Djangocon EU: beyond print() debugging: observability for Django apps - Laís Carvalho¶
(One of my summaries of the 2026 Djangocon EU in Athens).
OpenTelemetry (or OTel) is an open source vendor-neutral way of observering your app. There are lots of vendors, open source projects, language support, integrations.
What is observability? Understanding the inner works of a system from the outside. So: “why is this happening?”. For observability you need proper instrumentation. It is all about “signals” (or symptoms) and “causes”.
There are three pillars of observability:
Logs. A log message is normally a datetime, a level and a message. If you have a logfile, it can be hard to group the individual log messages that belong together: everything is in one long undifferentiated list.
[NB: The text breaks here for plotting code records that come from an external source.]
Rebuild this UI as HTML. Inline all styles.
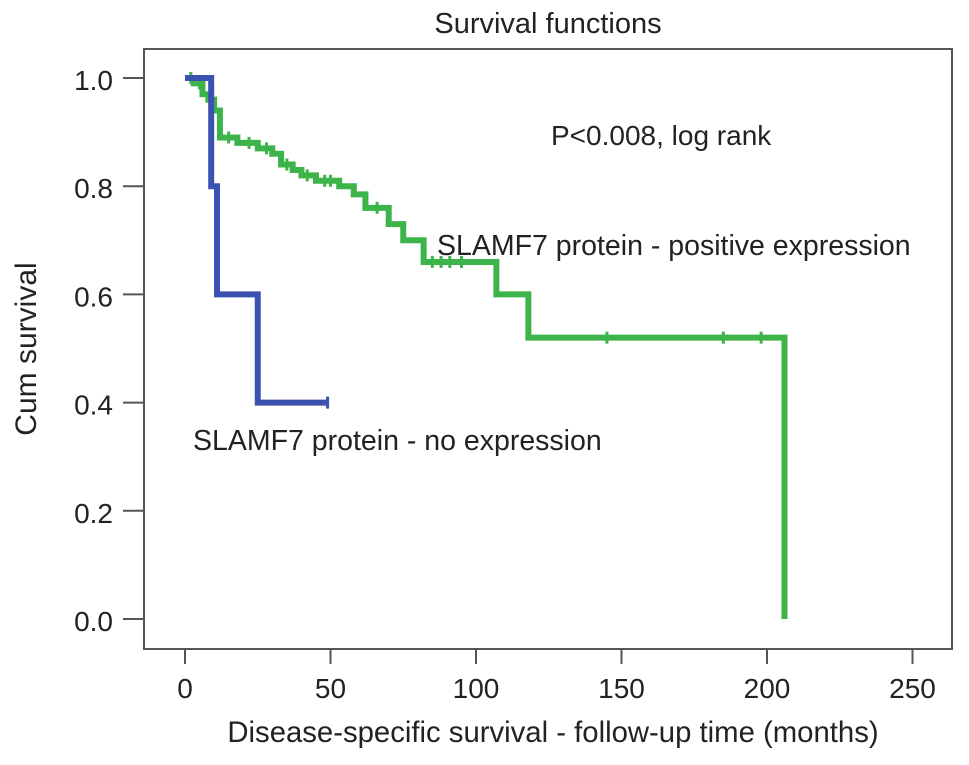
<!DOCTYPE html>
<html><head><meta charset="utf-8"><style>
body{margin:0;background:#fff;}
svg text{font-family:"Liberation Sans",Arial,sans-serif;fill:#222;}
</style></head><body>
<svg id="chart" width="969" height="760" viewBox="0 0 969 760">
<text x="548" y="33" font-size="29" text-anchor="middle">Survival functions</text>
<rect x="144" y="49" width="808" height="600" fill="none" stroke="#555" stroke-width="2"/>
<g id="axes"></g>
<g id="series"></g>
<text x="551" y="145" font-size="28">P&lt;0.008, log rank</text>
<text x="437" y="255" font-size="28.5">SLAMF7 protein - positive expression</text>
<text x="193" y="450" font-size="28.5">SLAMF7 protein - no expression</text>
<text x="553" y="742" font-size="29.3" text-anchor="middle">Disease-specific survival - follow-up time (months)</text>
<text transform="translate(36,349) rotate(-90)" font-size="30" text-anchor="middle">Cum survival</text>
</svg>
<script>
const xTicks=[0,50,100,150,200,250];
const yTicks=[0.0,0.2,0.4,0.6,0.8,1.0];
const greenTimes=[0,3,6,8,10,12,18,25,30,33,37,40,45,53,58,62,70,75,82,107,118,206];
const greenSurv=[1.0,0.99,0.97,0.96,0.94,0.89,0.88,0.87,0.86,0.84,0.83,0.82,0.81,0.80,0.785,0.76,0.73,0.70,0.66,0.60,0.52,0.0];
const greenEnd=206;
const greenCensor=[2,5,15,22,28,35,42,48,50,66,85,88,91,95,145,185,198];
const blueTimes=[0,9,11,25];
const blueSurv=[1.0,0.80,0.60,0.40];
const blueEnd=49;
const blueCensor=[49];
const sx=v=>185+v*2.91;
const sy=v=>619-v*541;
const NS='http://www.w3.org/2000/svg';
const axes=document.getElementById('axes'),series=document.getElementById('series');
function mk(tag,attrs,parent){const e=document.createElementNS(NS,tag);for(const k in attrs)e.setAttribute(k,attrs[k]);parent.appendChild(e);return e;}
xTicks.forEach(t=>{
 const l=mk('line',{x1:sx(t),x2:sx(t),y1:649,y2:664,stroke:'#555','stroke-width':2},axes);
 
 
 const tx=mk('text',{x:sx(t),y:698,'font-size':28,'text-anchor':'middle'},axes);tx.textContent=t;
 
 
});
yTicks.forEach(t=>{
 const l=mk('line',{x1:123,x2:144,y1:sy(t),y2:sy(t),stroke:'#555','stroke-width':2},axes);
 
 
 const tx=mk('text',{x:113,y:sy(t)+12,'font-size':28,'text-anchor':'end'},axes);tx.textContent=t.toFixed(1);
 
 
});
function survAt(times,surv,t){let s=surv[0];for(let i=0;i<times.length;i++)if(times[i]<=t)s=surv[i];return s;}
function drawSeries(times,surv,end,censor,color,name){
 let d='M'+sx(times[0])+','+sy(surv[0]);
 for(let i=1;i<times.length;i++){d+=' H'+sx(times[i])+' V'+sy(surv[i]);}
 if(end>times[times.length-1])d+=' H'+sx(end);
 const p=mk('path',{d:d,fill:'none',stroke:color,'stroke-width':6},series);
 
 
 censor.forEach(c=>{
  const y=sy(survAt(times,surv,c));
  const m=mk('line',{x1:sx(c),x2:sx(c),y1:y-6,y2:y+6,stroke:color,'stroke-width':3},series);
  
  
 });
}
drawSeries(greenTimes,greenSurv,greenEnd,greenCensor,'#3cb44a','positive-expression');
drawSeries(blueTimes,blueSurv,blueEnd,blueCensor,'#3c52b0','no-expression');
</script>
</body></html>
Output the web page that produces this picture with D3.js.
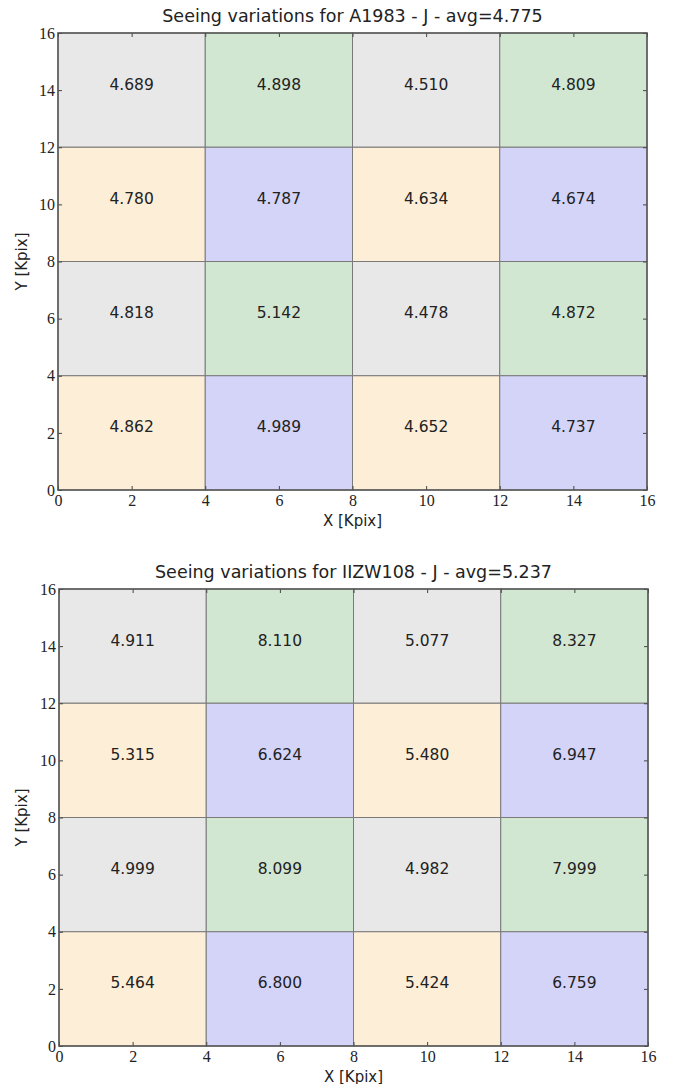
<!DOCTYPE html>
<html>
<head>
<meta charset="utf-8">
<script src="https://cdn.jsdelivr.net/npm/d3@7"></script>
<style>
  body { margin: 0; background: #fff; }
  svg text { fill: #222; }
</style>
</head>
<body>
<svg id="chart" width="681" height="1084"></svg>
<script>
// grid values, top row first (y 12-16 down to 0-4), left to right
var titles = [
  "Seeing variations for A1983 - J - avg=4.775",
  "Seeing variations for IIZW108 - J - avg=5.237"
];
var seeingA1983 = [
  [4.689, 4.898, 4.510, 4.809],
  [4.780, 4.787, 4.634, 4.674],
  [4.818, 5.142, 4.478, 4.872],
  [4.862, 4.989, 4.652, 4.737]
];
var seeingIIZW108 = [
  [4.911, 8.110, 5.077, 8.327],
  [5.315, 6.624, 5.480, 6.947],
  [4.999, 8.099, 4.982, 7.999],
  [5.464, 6.800, 5.424, 6.759]
];
var tickValues = [0, 2, 4, 6, 8, 10, 12, 14, 16];
var cellSize = 4;
var cellColors = ["#fdeed7", "#d4d4f9", "#e8e8e8", "#d2e7d2"];

var svg = d3.select("#chart");

var panels = [
  {title: titles[0], values: seeingA1983, left: 58, right: 647, top: 33, bottom: 490},
  {title: titles[1], values: seeingIIZW108, left: 59, right: 648, top: 589, bottom: 1046}
];

panels.forEach(drawPanel);

function drawPanel(p) {
  var x = d3.scaleLinear().domain([0, 16]).range([p.left, p.right]),
      y = d3.scaleLinear().domain([0, 16]).range([p.bottom, p.top]);

  var cells = [];
  p.values.forEach(function(row, r) {
    row.forEach(function(v, c) {
      var y0 = 16 - (r + 1) * cellSize;
      cells.push({x0: c * cellSize, y0: y0, value: v, row: r, col: c});
    });
  });

  var g = svg.append("g");

  g.selectAll("rect.cell")
    .data(cells)
    .enter()
    .append("rect")
    .attr("class", "cell")
    .attr("x", d => x(d.x0))
    .attr("y", d => y(d.y0 + cellSize))
    .attr("width", d => x(d.x0 + cellSize) - x(d.x0))
    .attr("height", d => y(d.y0) - y(d.y0 + cellSize))
    // bottom row of each pair is orange/blue, top row is gray/green
    .attr("fill", d => cellColors[(d.row % 2 === 1 ? 0 : 2) + (d.col % 2)])
    .attr("stroke", "#7a7a7a")
    .attr("stroke-width", 1);

  g.selectAll("text.val")
    .data(cells)
    .enter()
    .append("text")
    .attr("class", "val")
    .attr("x", d => x(d.x0 + cellSize / 2))
    .attr("y", d => y(d.y0 + cellSize / 2) - 5)
    .attr("text-anchor", "middle")
    .attr("dominant-baseline", "middle")
    .style("font-family", "DejaVu Sans")
    .style("font-size", "15.5px")
    .text(d => d.value.toFixed(3));

  // ticks inside, on all four sides
  var tickLen = 4;
  var axisFont = "'Liberation Serif', 'DejaVu Serif', serif";

  var bottomAxis = g.append("g")
    .attr("transform", "translate(0," + p.bottom + ")")
    .call(d3.axisBottom(x).tickValues(tickValues).tickSize(-tickLen).tickPadding(5).tickFormat(d3.format("d")));
  var topAxis = g.append("g")
    .attr("transform", "translate(0," + p.top + ")")
    .call(d3.axisTop(x).tickValues(tickValues).tickSize(-tickLen).tickFormat(""));
  var leftAxis = g.append("g")
    .attr("transform", "translate(" + p.left + ",0)")
    .call(d3.axisLeft(y).tickValues(tickValues).tickSize(-tickLen).tickPadding(3).tickFormat(d3.format("d")));
  var rightAxis = g.append("g")
    .attr("transform", "translate(" + p.right + ",0)")
    .call(d3.axisRight(y).tickValues(tickValues).tickSize(-tickLen).tickFormat(""));

  [bottomAxis, topAxis, leftAxis, rightAxis].forEach(function(a) {
    a.attr("font-family", null);
    a.select(".domain").remove();
    a.selectAll(".tick line").attr("stroke", "#444");
    a.selectAll("text")
      .style("font-family", axisFont)
      .style("font-size", "16px")
      .attr("fill", "#222");
  });

  g.append("rect")
    .attr("x", p.left)
    .attr("y", p.top)
    .attr("width", p.right - p.left)
    .attr("height", p.bottom - p.top)
    .attr("fill", "none")
    .attr("stroke", "#555")
    .attr("stroke-width", 1.5);

  g.append("text")
    .attr("x", (p.left + p.right) / 2)
    .attr("y", p.top - 16)
    .attr("text-anchor", "middle")
    .attr("dominant-baseline", "middle")
    .style("font-family", "DejaVu Sans")
    .style("font-size", "17.5px")
    .text(p.title);

  g.append("text")
    .attr("x", (p.left + p.right) / 2)
    .attr("y", p.bottom + 31)
    .attr("text-anchor", "middle")
    .attr("dominant-baseline", "middle")
    .style("font-family", "DejaVu Sans")
    .style("font-size", "15px")
    .text("X [Kpix]");

  g.append("text")
    .attr("transform", "translate(22," + ((p.top + p.bottom) / 2) + ") rotate(-90)")
    .attr("text-anchor", "middle")
    .attr("dominant-baseline", "middle")
    .style("font-family", "DejaVu Sans")
    .style("font-size", "15px")
    .text("Y [Kpix]");
}
</script>
</body>
</html>
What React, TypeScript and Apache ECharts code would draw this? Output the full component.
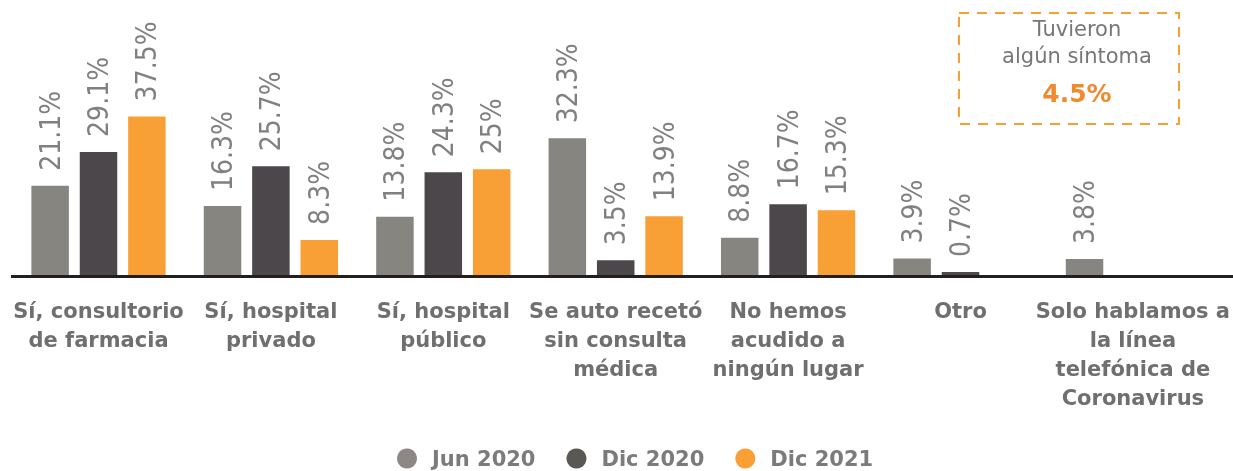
import React, { useEffect, useRef } from "react";
import * as echarts from "echarts";

const categories = [
  "Sí, consultorio\nde farmacia",
  "Sí, hospital\nprivado",
  "Sí, hospital\npúblico",
  "Se auto recetó\nsin consulta\nmédica",
  "No hemos\nacudido a\nningún lugar",
  "Otro",
  "Solo hablamos a\nla línea\ntelefónica de\nCoronavirus",
];
const seriesNames = ["Jun 2020", "Dic 2020", "Dic 2021"];
const jun2020 = [21.1, 16.3, 13.8, 32.3, 8.8, 3.9, 3.8];
const dic2020 = [29.1, 25.7, 24.3, 3.5, 16.7, 0.7, null];
const dic2021 = [37.5, 8.3, 25, 13.9, 15.3, null, null];
const barColors = ["#878580", "#4b474a", "#f8a035"];
const legendColors = ["#8d8886", "#5a5853", "#f8a035"];
const noteLines = ["Tuvieron", "algún síntoma"];
const noteValue = "4.5%";

export default function App() {
  const ref = useRef<HTMLDivElement>(null);
  useEffect(() => {
    if (!ref.current) return;
    const chart = echarts.init(ref.current, null, { renderer: "svg" });
    const values = [jun2020, dic2020, dic2021];
    const labelFont = "'Liberation Sans Narrow', 'DejaVu Sans Condensed', Roboto, sans-serif";
    chart.setOption({
      animation: false,
      grid: {
        left: 12.3,
        width: 1206.8,
        top: 21.2,
        bottom: 196,
        containLabel: false,
        outerBoundsMode: "none",
      },
      legend: {
        left: 397,
        top: 448,
        padding: 0,
        itemWidth: 20,
        itemHeight: 20,
        itemGap: 31,
        icon: "circle",
        textStyle: {
          fontFamily: "DejaVu Sans",
          fontWeight: "bold",
          fontSize: 21,
          color: "#7b7b7b",
          padding: [0, 0, 0, 10],
        },
        data: seriesNames.map((n, i) => ({ name: n, itemStyle: { color: legendColors[i] } })),
      },
      xAxis: {
        type: "category",
        data: categories,
        axisLine: { show: false },
        axisTick: { show: false },
        axisLabel: {
          interval: 0,
          margin: 21,
          fontFamily: "DejaVu Sans",
          fontWeight: "bold",
          fontSize: 21,
          lineHeight: 29,
          color: "#6f6f6f",
        },
      },
      yAxis: {
        type: "value",
        min: 0,
        max: 60,
        show: false,
        splitLine: { show: false },
      },
      series: seriesNames.map((name, i) => ({
        name,
        type: "bar",
        data: values[i],
        barWidth: 37.5,
        barGap: "29%",
        itemStyle: { color: barColors[i] },
        label: {
          show: true,
          position: "top",
          rotate: 90,
          align: "left",
          verticalAlign: "middle",
          distance: 15,
          fontFamily: labelFont,
          fontSize: 28,
          color: "#808080",
          formatter: (p: any) => `${p.value}%`,
        },
      })),
      graphic: [
        {
          type: "line",
          shape: { x1: 11, y1: 276.5, x2: 1233, y2: 276.5 },
          style: { stroke: "#231f20", lineWidth: 3 },
        },
        {
          type: "rect",
          shape: { x: 959, y: 13, width: 220, height: 111 },
          style: { fill: "none", stroke: "#f5a030", lineWidth: 2, lineDash: [10, 8] },
        },
        {
          type: "text",
          x: 1077,
          y: 29,
          style: {
            text: noteLines[0],
            textAlign: "center",
            textVerticalAlign: "middle",
            fontFamily: "DejaVu Sans",
            fontSize: 21,
            fill: "#777777",
          },
        },
        {
          type: "text",
          x: 1077,
          y: 56,
          style: {
            text: noteLines[1],
            textAlign: "center",
            textVerticalAlign: "middle",
            fontFamily: "DejaVu Sans",
            fontSize: 21,
            fill: "#777777",
          },
        },
        {
          type: "text",
          x: 1077,
          y: 93,
          style: {
            text: noteValue,
            textAlign: "center",
            textVerticalAlign: "middle",
            fontFamily: "DejaVu Sans",
            fontWeight: "bold",
            fontSize: 25,
            fill: "#ef8a2f",
          },
        },
      ],
    });
    return () => chart.dispose();
  }, []);
  return (
    <div
      ref={ref}
      style={{ position: "fixed", left: 0, top: 0, width: 1233, height: 471 }}
    />
  );
}
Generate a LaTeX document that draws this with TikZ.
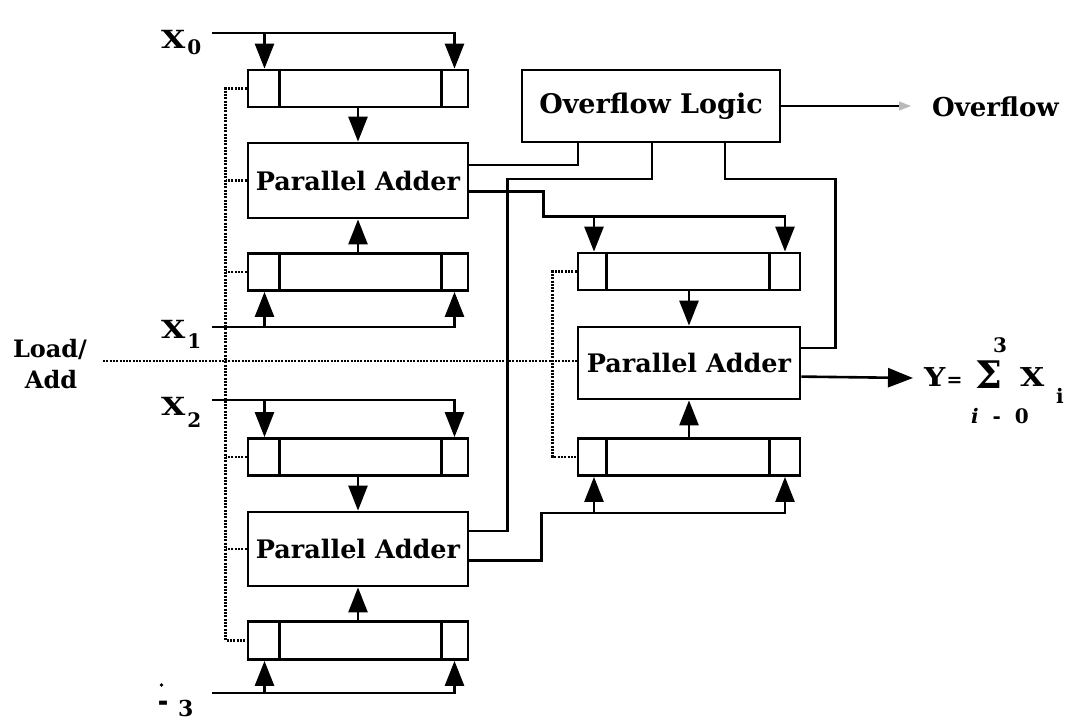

Traces are more elaborate. Log items now have start/end datetimes and they can be nested.
Metrics. A collection of datapoints at intervals. When stored with timestamps, it becomes a timeseries. For instance a timeseries with the duration of all the web requests.
Monitoring and observability according to her definition: monitoring is what is happening, observability is about what happened.
Signals and causes. A signal might be “my website is showing lots of Error 500’s”, a cause might be “my database is down”.
When in doubt about your system health, measure these four:
Latency: time to serve requests. (ms)
Traffic: load in the django app. (req/sec)
Errors: rate of failed requests 4xx/5xx.
Saturation: how full the system is.
You can also monitor your AI usage. Requests that you make, the time it takes, whether you get errors, etc. There’s OpenLLMetry: opentelemetry instrumentation for LLM providers. “Evals” are apparently important, there’s info on hamel.dev about that.
Unrelated photo explanation: a trip in November to the Mosel+Eifel region in Germany. The elaborate castle ruins of the “Niederburg” in Manderscheid.